AVAILABLE DATA:
####

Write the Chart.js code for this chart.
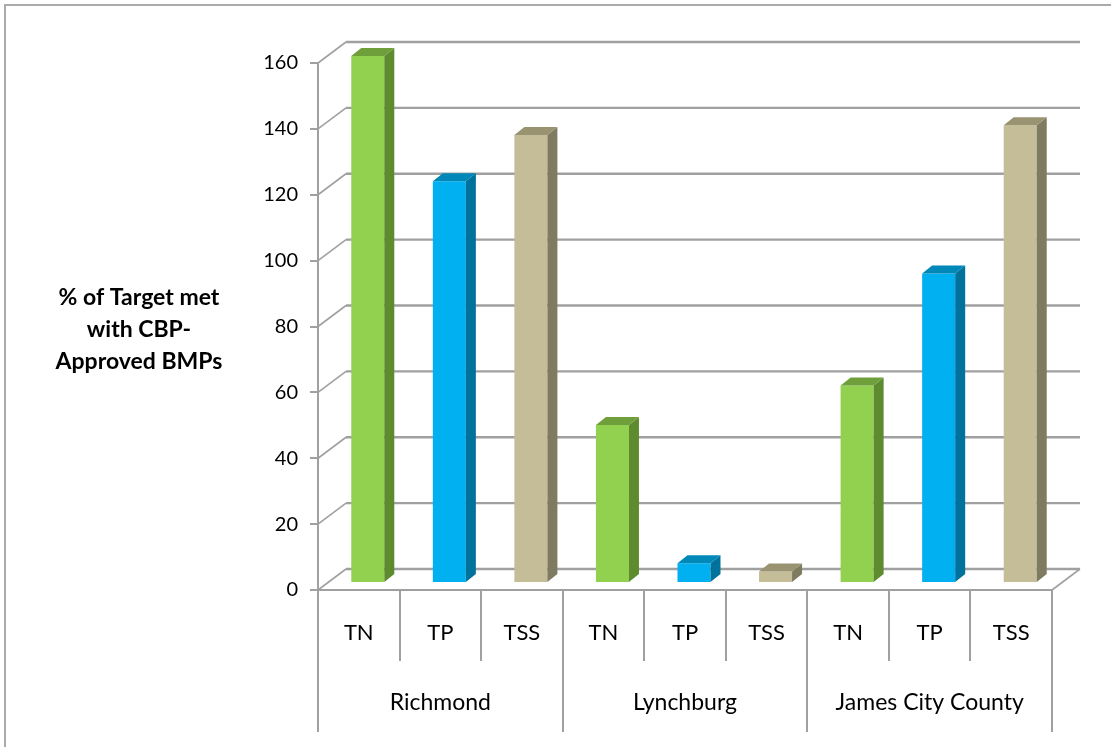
<!DOCTYPE html>
<html>
<head>
<meta charset="utf-8">
<title>% of Target met with CBP-Approved BMPs</title>
<script src="https://cdn.jsdelivr.net/npm/chart.js@4/dist/chart.umd.min.js"></script>
<style>
  html, body { margin: 0; padding: 0; background: #ffffff; }
  canvas { display: block; }
</style>
</head>
<body>
<canvas id="chart" width="1111" height="747"></canvas>
<script>
// Localities and the pollutants reported for each one
const groups = ['Richmond', 'Lynchburg', 'James City County'];
const pollutants = ['TN', 'TP', 'TSS'];

// Percent of target met, one value per locality
const tnValues = [160, 48, 60];
const tpValues = [122, 6, 94];
const tssValues = [136, 3.5, 139];

// Value axis
const yMin = 0;
const yMax = 160;
const yStep = 20;

const yTitleLines = ['% of Target met', 'with CBP-', 'Approved BMPs'];

// Face colours per pollutant: front, side, top
const faceColors = {
  TN:  { front: '#92D050', side: '#5F8B2F', top: '#6F9F3A' },
  TP:  { front: '#00B0F0', side: '#00729C', top: '#0088B8' },
  TSS: { front: '#C4BD97', side: '#7F7B60', top: '#999372' }
};

const seriesByPollutant = { TN: tnValues, TP: tpValues, TSS: tssValues };

// Flatten into one category per (locality, pollutant)
const labels = [];
const values = [];
const fronts = [];
groups.forEach((g, gi) => {
  pollutants.forEach(p => {
    labels.push(p);
    values.push(seriesByPollutant[p][gi]);
    fronts.push(faceColors[p].front);
  });
});

// Oblique projection of the floor depth and of the bars
const FLOOR_DX = 28, FLOOR_DY = -21;   // full depth of the plot box
const BAR_SHIFT_X = 9, BAR_SHIFT_Y = -7; // bar front plane inside the box
const BAR_DX = 10, BAR_DY = -8;         // thickness of each bar

const LINE = '#a0a0a0';
const FONT = 'Lato, "Open Sans", "DejaVu Sans", sans-serif';

const frame3d = {
  id: 'frame3d',
  beforeDatasetsDraw(chart) {
    const { ctx, chartArea, scales } = chart;
    const y = scales.y;
    ctx.save();
    ctx.lineCap = 'butt';
    // side wall diagonals and back wall gridlines
    y.ticks.forEach(t => {
      const py = y.getPixelForValue(t.value);
      ctx.strokeStyle = LINE;
      ctx.lineWidth = 1.6;
      ctx.beginPath();
      ctx.moveTo(chartArea.left, py);
      ctx.lineTo(chartArea.left + FLOOR_DX, py + FLOOR_DY);
      ctx.stroke();
      ctx.lineWidth = 2.4;
      ctx.beginPath();
      ctx.moveTo(chartArea.left + FLOOR_DX, py + FLOOR_DY);
      ctx.lineTo(chartArea.right + FLOOR_DX, py + FLOOR_DY);
      ctx.stroke();
    });
    // right edge of the floor
    const base = y.getPixelForValue(yMin);
    ctx.lineWidth = 1.6;
    ctx.beginPath();
    ctx.moveTo(chartArea.right, base);
    ctx.lineTo(chartArea.right + FLOOR_DX, base + FLOOR_DY);
    ctx.stroke();
    ctx.restore();
  },
  beforeDatasetDraw(chart) {
    chart.ctx.save();
    chart.ctx.translate(BAR_SHIFT_X, BAR_SHIFT_Y);
  },
  afterDatasetDraw(chart, args) {
    const { ctx } = chart;
    const meta = args.meta;
    meta.data.forEach((bar, i) => {
      const p = bar.getProps(['x', 'y', 'base', 'width'], true);
      const l = p.x - p.width / 2, r = p.x + p.width / 2;
      const col = faceColors[labels[i]];
      // side face
      ctx.fillStyle = col.side;
      ctx.beginPath();
      ctx.moveTo(r, p.y);
      ctx.lineTo(r + BAR_DX, p.y + BAR_DY);
      ctx.lineTo(r + BAR_DX, p.base + BAR_DY);
      ctx.lineTo(r, p.base);
      ctx.closePath();
      ctx.fill();
      // top face
      ctx.fillStyle = col.top;
      ctx.beginPath();
      ctx.moveTo(l, p.y);
      ctx.lineTo(l + BAR_DX, p.y + BAR_DY);
      ctx.lineTo(r + BAR_DX, p.y + BAR_DY);
      ctx.lineTo(r, p.y);
      ctx.closePath();
      ctx.fill();
    });
    ctx.restore();
  },
  afterDraw(chart) {
    const { ctx, chartArea, scales, width, height } = chart;
    const x = scales.x;
    const base = scales.y.getPixelForValue(yMin);
    const n = labels.length;
    const step = (chartArea.right - chartArea.left) / n;
    ctx.save();
    ctx.strokeStyle = LINE;
    ctx.lineWidth = 2;
    // category separators; longer ones between localities
    for (let i = 0; i <= n; i++) {
      const px = Math.round(chartArea.left + i * step);
      const bottom = (i % pollutants.length === 0) ? 732 : 661;
      ctx.beginPath();
      ctx.moveTo(px, base);
      ctx.lineTo(px, bottom);
      ctx.stroke();
    }
    // locality labels
    ctx.fillStyle = '#000';
    ctx.font = '23px ' + FONT;
    ctx.textAlign = 'center';
    ctx.textBaseline = 'middle';
    groups.forEach((g, gi) => {
      const a = x.getPixelForValue(gi * 3);
      const b = x.getPixelForValue(gi * 3 + 2);
      ctx.fillText(g, (a + b) / 2, 703);
    });
    // value axis title
    ctx.font = 'bold 23px ' + FONT;
    yTitleLines.forEach((t, i) => ctx.fillText(t, 139, 298 + i * 32));
    // outer frame
    ctx.strokeStyle = '#ababab';
    ctx.lineWidth = 2;
    ctx.beginPath();
    ctx.moveTo(5, height);
    ctx.lineTo(5, 5);
    ctx.lineTo(width, 5);
    ctx.stroke();
    ctx.restore();
  }
};

new Chart(document.getElementById('chart'), {
  type: 'bar',
  data: {
    labels: labels,
    datasets: [{
      data: values,
      backgroundColor: fronts,
      borderWidth: 0,
      categoryPercentage: 1,
      barPercentage: 0.405,
      clip: false
    }]
  },
  options: {
    responsive: false,
    animation: false,
    devicePixelRatio: 1,
    layout: { padding: { top: 63, right: 59, left: 0, bottom: 0 } },
    plugins: { legend: { display: false }, tooltip: { enabled: false } },
    scales: {
      x: {
        offset: true,
        grid: { display: false, drawTicks: false },
        border: { display: true, color: LINE, width: 2 },
        ticks: { color: '#000', font: { family: FONT, size: 22 }, padding: 30, maxRotation: 0, autoSkip: false },
        afterFit(s) { s.height = 157; }
      },
      y: {
        min: yMin,
        max: yMax,
        ticks: { stepSize: yStep, color: '#000', font: { family: FONT, size: 20 }, padding: 12 },
        grid: { drawOnChartArea: false, drawTicks: true, tickLength: 8, color: LINE, lineWidth: 2 },
        border: { display: true, color: LINE, width: 2 },
        afterFit(s) { s.width = 318; }
      }
    }
  },
  plugins: [frame3d]
});
</script>
</body>
</html>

####

WHAT IS ASKED: Return each line exactly as written. Any picture gets left out.

REPLY:
Write the Chart.js code for this chart.
<!DOCTYPE html>
<html>
<head>
<meta charset="utf-8">
<title>% of Target met with CBP-Approved BMPs</title>
<script src="https://cdn.jsdelivr.net/npm/chart.js@4/dist/chart.umd.min.js"></script>
<style>
  html, body { margin: 0; padding: 0; background: #ffffff; }
  canvas { display: block; }
</style>
</head>
<body>
<canvas id="chart" width="1111" height="747"></canvas>
<script>
// Localities and the pollutants reported for each one
const groups = ['Richmond', 'Lynchburg', 'James City County'];
const pollutants = ['TN', 'TP', 'TSS'];

// Percent of target met, one value per locality
const tnValues = [160, 48, 60];
const tpValues = [122, 6, 94];
const tssValues = [136, 3.5, 139];

// Value axis
const yMin = 0;
const yMax = 160;
const yStep = 20;

const yTitleLines = ['% of Target met', 'with CBP-', 'Approved BMPs'];

// Face colours per pollutant: front, side, top
const faceColors = {
  TN:  { front: '#92D050', side: '#5F8B2F', top: '#6F9F3A' },
  TP:  { front: '#00B0F0', side: '#00729C', top: '#0088B8' },
  TSS: { front: '#C4BD97', side: '#7F7B60', top: '#999372' }
};

const seriesByPollutant = { TN: tnValues, TP: tpValues, TSS: tssValues };

// Flatten into one category per (locality, pollutant)
const labels = [];
const values = [];
const fronts = [];
groups.forEach((g, gi) => {
  pollutants.forEach(p => {
    labels.push(p);
    values.push(seriesByPollutant[p][gi]);
    fronts.push(faceColors[p].front);
  });
});

// Oblique projection of the floor depth and of the bars
const FLOOR_DX = 28, FLOOR_DY = -21;   // full depth of the plot box
const BAR_SHIFT_X = 9, BAR_SHIFT_Y = -7; // bar front plane inside the box
const BAR_DX = 10, BAR_DY = -8;         // thickness of each bar

const LINE = '#a0a0a0';
const FONT = 'Lato, "Open Sans", "DejaVu Sans", sans-serif';

const frame3d = {
  id: 'frame3d',
  beforeDatasetsDraw(chart) {
    const { ctx, chartArea, scales } = chart;
    const y = scales.y;
    ctx.save();
    ctx.lineCap = 'butt';
    // side wall diagonals and back wall gridlines
    y.ticks.forEach(t => {
      const py = y.getPixelForValue(t.value);
      ctx.strokeStyle = LINE;
      ctx.lineWidth = 1.6;
      ctx.beginPath();
      ctx.moveTo(chartArea.left, py);
      ctx.lineTo(chartArea.left + FLOOR_DX, py + FLOOR_DY);
      ctx.stroke();
      ctx.lineWidth = 2.4;
      ctx.beginPath();
      ctx.moveTo(chartArea.left + FLOOR_DX, py + FLOOR_DY);
      ctx.lineTo(chartArea.right + FLOOR_DX, py + FLOOR_DY);
      ctx.stroke();
    });
    // right edge of the floor
    const base = y.getPixelForValue(yMin);
    ctx.lineWidth = 1.6;
    ctx.beginPath();
    ctx.moveTo(chartArea.right, base);
    ctx.lineTo(chartArea.right + FLOOR_DX, base + FLOOR_DY);
    ctx.stroke();
    ctx.restore();
  },
  beforeDatasetDraw(chart) {
    chart.ctx.save();
    chart.ctx.translate(BAR_SHIFT_X, BAR_SHIFT_Y);
  },
  afterDatasetDraw(chart, args) {
    const { ctx } = chart;
    const meta = args.meta;
    meta.data.forEach((bar, i) => {
      const p = bar.getProps(['x', 'y', 'base', 'width'], true);
      const l = p.x - p.width / 2, r = p.x + p.width / 2;
      const col = faceColors[labels[i]];
      // side face
      ctx.fillStyle = col.side;
      ctx.beginPath();
      ctx.moveTo(r, p.y);
      ctx.lineTo(r + BAR_DX, p.y + BAR_DY);
      ctx.lineTo(r + BAR_DX, p.base + BAR_DY);
      ctx.lineTo(r, p.base);
      ctx.closePath();
      ctx.fill();
      // top face
      ctx.fillStyle = col.top;
      ctx.beginPath();
      ctx.moveTo(l, p.y);
      ctx.lineTo(l + BAR_DX, p.y + BAR_DY);
      ctx.lineTo(r + BAR_DX, p.y + BAR_DY);
      ctx.lineTo(r, p.y);
      ctx.closePath();
      ctx.fill();
    });
    ctx.restore();
  },
  afterDraw(chart) {
    const { ctx, chartArea, scales, width, height } = chart;
    const x = scales.x;
    const base = scales.y.getPixelForValue(yMin);
    const n = labels.length;
    const step = (chartArea.right - chartArea.left) / n;
    ctx.save();
    ctx.strokeStyle = LINE;
    ctx.lineWidth = 2;
    // category separators; longer ones between localities
    for (let i = 0; i <= n; i++) {
      const px = Math.round(chartArea.left + i * step);
      const bottom = (i % pollutants.length === 0) ? 732 : 661;
      ctx.beginPath();
      ctx.moveTo(px, base);
      ctx.lineTo(px, bottom);
      ctx.stroke();
    }
    // locality labels
    ctx.fillStyle = '#000';
    ctx.font = '23px ' + FONT;
    ctx.textAlign = 'center';
    ctx.textBaseline = 'middle';
    groups.forEach((g, gi) => {
      const a = x.getPixelForValue(gi * 3);
      const b = x.getPixelForValue(gi * 3 + 2);
      ctx.fillText(g, (a + b) / 2, 703);
    });
    // value axis title
    ctx.font = 'bold 23px ' + FONT;
    yTitleLines.forEach((t, i) => ctx.fillText(t, 139, 298 + i * 32));
    // outer frame
    ctx.strokeStyle = '#ababab';
    ctx.lineWidth = 2;
    ctx.beginPath();
    ctx.moveTo(5, height);
    ctx.lineTo(5, 5);
    ctx.lineTo(width, 5);
    ctx.stroke();
    ctx.restore();
  }
};

new Chart(document.getElementById('chart'), {
  type: 'bar',
  data: {
    labels: labels,
    datasets: [{
      data: values,
      backgroundColor: fronts,
      borderWidth: 0,
      categoryPercentage: 1,
      barPercentage: 0.405,
      clip: false
    }]
  },
  options: {
    responsive: false,
    animation: false,
    devicePixelRatio: 1,
    layout: { padding: { top: 63, right: 59, left: 0, bottom: 0 } },
    plugins: { legend: { display: false }, tooltip: { enabled: false } },
    scales: {
      x: {
        offset: true,
        grid: { display: false, drawTicks: false },
        border: { display: true, color: LINE, width: 2 },
        ticks: { color: '#000', font: { family: FONT, size: 22 }, padding: 30, maxRotation: 0, autoSkip: false },
        afterFit(s) { s.height = 157; }
      },
      y: {
        min: yMin,
        max: yMax,
        ticks: { stepSize: yStep, color: '#000', font: { family: FONT, size: 20 }, padding: 12 },
        grid: { drawOnChartArea: false, drawTicks: true, tickLength: 8, color: LINE, lineWidth: 2 },
        border: { display: true, color: LINE, width: 2 },
        afterFit(s) { s.width = 318; }
      }
    }
  },
  plugins: [frame3d]
});
</script>
</body>
</html>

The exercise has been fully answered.